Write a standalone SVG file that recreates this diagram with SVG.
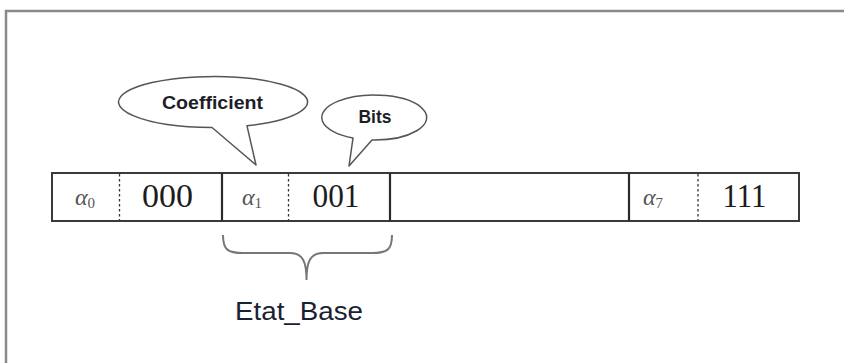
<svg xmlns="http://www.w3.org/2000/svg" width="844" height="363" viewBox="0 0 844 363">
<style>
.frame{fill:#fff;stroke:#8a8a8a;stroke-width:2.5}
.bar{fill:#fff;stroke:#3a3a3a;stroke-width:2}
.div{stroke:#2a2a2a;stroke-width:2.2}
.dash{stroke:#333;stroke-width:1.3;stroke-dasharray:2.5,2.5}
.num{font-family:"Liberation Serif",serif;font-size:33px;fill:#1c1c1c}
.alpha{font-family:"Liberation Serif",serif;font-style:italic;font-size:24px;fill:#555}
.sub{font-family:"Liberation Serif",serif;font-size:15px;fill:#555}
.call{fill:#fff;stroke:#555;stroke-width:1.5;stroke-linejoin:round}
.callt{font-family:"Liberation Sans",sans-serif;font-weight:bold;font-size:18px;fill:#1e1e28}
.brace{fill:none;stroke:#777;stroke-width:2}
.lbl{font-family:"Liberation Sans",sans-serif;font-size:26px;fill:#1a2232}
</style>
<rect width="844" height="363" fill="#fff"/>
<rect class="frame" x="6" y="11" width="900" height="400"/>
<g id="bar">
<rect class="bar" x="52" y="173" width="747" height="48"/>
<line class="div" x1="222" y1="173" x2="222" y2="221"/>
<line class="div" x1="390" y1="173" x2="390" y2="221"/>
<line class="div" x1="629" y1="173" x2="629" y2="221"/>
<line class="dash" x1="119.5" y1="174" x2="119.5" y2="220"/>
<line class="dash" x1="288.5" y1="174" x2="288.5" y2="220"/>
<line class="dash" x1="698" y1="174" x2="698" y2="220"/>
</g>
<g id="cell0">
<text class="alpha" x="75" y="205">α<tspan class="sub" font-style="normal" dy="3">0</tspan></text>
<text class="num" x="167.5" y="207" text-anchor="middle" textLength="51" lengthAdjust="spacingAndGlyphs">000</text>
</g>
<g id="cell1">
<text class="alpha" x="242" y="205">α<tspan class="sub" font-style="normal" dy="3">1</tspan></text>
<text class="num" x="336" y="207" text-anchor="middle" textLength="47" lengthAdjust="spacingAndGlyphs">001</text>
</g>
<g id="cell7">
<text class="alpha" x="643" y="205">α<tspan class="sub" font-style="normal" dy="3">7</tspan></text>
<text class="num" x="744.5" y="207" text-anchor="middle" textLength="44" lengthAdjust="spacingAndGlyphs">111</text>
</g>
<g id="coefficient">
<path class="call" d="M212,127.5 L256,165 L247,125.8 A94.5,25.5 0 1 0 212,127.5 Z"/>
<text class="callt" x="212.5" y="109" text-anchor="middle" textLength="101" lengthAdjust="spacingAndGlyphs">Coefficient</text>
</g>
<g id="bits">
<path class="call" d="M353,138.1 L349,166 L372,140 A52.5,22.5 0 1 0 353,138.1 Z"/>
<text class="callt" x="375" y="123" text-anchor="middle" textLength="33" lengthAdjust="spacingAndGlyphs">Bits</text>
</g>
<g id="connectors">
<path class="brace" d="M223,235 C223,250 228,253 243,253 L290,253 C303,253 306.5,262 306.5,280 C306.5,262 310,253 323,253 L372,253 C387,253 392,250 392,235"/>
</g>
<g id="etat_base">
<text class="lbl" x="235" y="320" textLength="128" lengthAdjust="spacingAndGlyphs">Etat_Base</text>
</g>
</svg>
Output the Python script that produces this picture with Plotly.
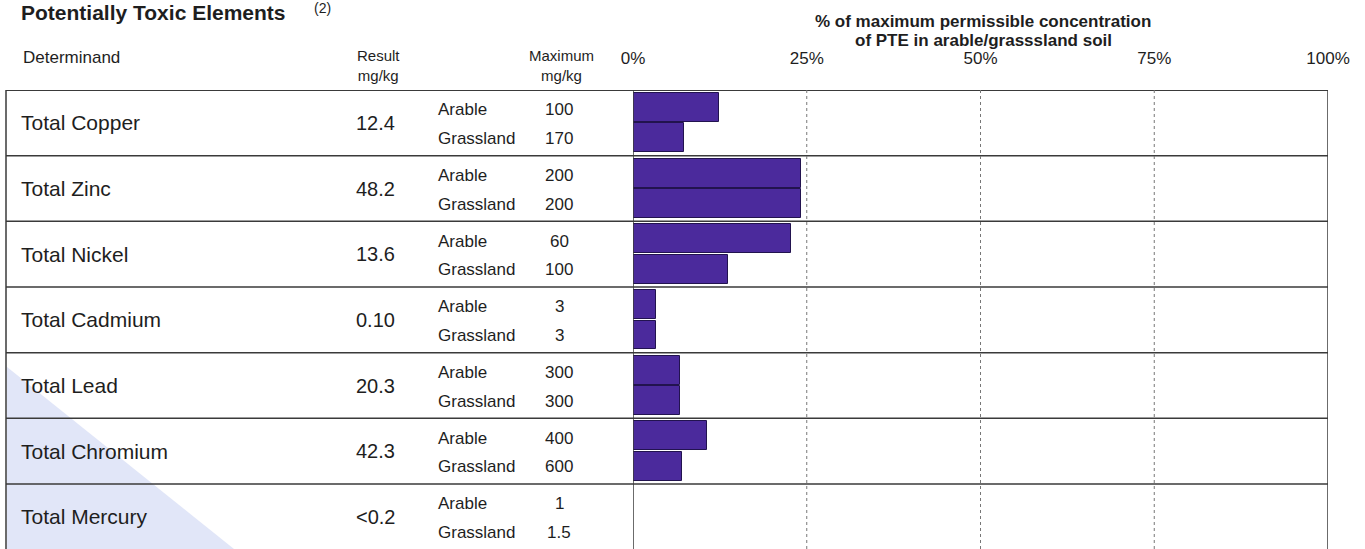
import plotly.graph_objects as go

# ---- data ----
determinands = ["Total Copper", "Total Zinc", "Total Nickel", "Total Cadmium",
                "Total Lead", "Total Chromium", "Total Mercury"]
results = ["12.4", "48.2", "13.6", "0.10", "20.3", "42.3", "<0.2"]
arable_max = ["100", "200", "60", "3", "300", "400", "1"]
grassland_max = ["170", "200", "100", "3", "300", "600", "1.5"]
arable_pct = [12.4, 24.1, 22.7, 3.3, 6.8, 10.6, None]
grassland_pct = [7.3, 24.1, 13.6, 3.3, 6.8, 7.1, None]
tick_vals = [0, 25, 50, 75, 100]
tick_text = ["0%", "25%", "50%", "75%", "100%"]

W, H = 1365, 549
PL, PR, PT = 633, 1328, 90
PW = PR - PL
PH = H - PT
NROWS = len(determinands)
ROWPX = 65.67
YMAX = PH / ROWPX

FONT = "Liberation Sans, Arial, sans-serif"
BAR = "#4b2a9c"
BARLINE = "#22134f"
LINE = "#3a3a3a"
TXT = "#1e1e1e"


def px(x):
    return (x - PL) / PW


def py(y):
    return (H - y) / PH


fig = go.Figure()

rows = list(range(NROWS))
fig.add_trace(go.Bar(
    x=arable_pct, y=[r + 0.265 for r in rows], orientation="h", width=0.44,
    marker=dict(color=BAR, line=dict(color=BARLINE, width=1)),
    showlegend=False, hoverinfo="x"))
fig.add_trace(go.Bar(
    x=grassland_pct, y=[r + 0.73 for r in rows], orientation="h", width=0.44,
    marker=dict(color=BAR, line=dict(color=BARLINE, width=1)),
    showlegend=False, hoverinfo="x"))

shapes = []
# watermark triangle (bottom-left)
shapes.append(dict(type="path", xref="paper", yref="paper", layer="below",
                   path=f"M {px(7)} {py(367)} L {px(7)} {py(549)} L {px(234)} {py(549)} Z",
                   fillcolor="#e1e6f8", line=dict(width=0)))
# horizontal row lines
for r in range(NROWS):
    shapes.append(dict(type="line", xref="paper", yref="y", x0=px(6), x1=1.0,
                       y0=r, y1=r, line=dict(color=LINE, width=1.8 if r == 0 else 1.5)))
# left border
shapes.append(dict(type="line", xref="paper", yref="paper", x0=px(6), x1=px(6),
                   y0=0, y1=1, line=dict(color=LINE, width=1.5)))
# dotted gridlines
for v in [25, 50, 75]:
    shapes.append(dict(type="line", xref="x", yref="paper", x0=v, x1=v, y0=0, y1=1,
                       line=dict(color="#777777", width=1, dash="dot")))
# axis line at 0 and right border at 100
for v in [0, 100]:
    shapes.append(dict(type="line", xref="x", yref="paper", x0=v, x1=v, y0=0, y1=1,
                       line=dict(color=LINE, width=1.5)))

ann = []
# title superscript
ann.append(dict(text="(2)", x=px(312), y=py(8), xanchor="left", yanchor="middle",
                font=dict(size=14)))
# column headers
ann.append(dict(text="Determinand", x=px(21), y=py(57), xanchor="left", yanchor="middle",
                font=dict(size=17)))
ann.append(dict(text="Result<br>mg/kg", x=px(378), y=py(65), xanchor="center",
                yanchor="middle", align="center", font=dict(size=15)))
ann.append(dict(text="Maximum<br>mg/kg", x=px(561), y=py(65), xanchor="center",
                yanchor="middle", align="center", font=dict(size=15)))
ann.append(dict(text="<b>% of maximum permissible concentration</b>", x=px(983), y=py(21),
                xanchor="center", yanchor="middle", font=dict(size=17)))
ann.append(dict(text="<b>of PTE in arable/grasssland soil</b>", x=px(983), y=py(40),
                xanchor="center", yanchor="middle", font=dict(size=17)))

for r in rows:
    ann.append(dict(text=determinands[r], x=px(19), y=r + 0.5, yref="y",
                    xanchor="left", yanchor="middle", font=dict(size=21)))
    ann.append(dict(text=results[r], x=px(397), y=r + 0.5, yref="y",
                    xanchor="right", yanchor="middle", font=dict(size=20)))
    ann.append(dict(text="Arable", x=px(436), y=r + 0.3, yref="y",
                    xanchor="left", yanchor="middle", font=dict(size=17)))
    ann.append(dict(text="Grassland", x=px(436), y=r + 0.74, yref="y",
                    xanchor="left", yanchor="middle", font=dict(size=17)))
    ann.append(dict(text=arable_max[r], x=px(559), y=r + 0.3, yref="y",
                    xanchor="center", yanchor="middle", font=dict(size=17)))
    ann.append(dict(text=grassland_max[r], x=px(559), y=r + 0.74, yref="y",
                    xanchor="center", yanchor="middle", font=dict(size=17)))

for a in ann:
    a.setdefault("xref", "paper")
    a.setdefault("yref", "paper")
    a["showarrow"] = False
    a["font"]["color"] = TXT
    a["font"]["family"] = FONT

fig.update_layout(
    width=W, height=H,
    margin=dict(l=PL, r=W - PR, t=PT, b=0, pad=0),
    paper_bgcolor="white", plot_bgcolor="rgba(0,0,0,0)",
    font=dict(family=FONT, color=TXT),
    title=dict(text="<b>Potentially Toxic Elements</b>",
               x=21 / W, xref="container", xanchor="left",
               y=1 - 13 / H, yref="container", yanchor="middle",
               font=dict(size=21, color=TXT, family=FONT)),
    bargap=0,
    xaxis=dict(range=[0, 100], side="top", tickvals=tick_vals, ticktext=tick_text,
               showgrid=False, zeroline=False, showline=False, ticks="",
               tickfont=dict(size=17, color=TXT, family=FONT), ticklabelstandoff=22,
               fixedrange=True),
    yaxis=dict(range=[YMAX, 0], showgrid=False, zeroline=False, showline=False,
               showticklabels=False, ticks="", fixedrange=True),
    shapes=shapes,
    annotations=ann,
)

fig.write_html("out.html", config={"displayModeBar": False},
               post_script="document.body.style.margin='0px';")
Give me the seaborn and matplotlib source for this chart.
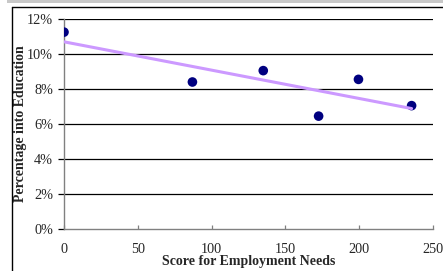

### Brief:
Copy the listing above exactly, but only from the line with "Output the Python" through the line with "import plotly.graph_objects as go", including those two lines and excluding any picture.

### The solution:
Output the Python script that produces this picture with Plotly.
import plotly.graph_objects as go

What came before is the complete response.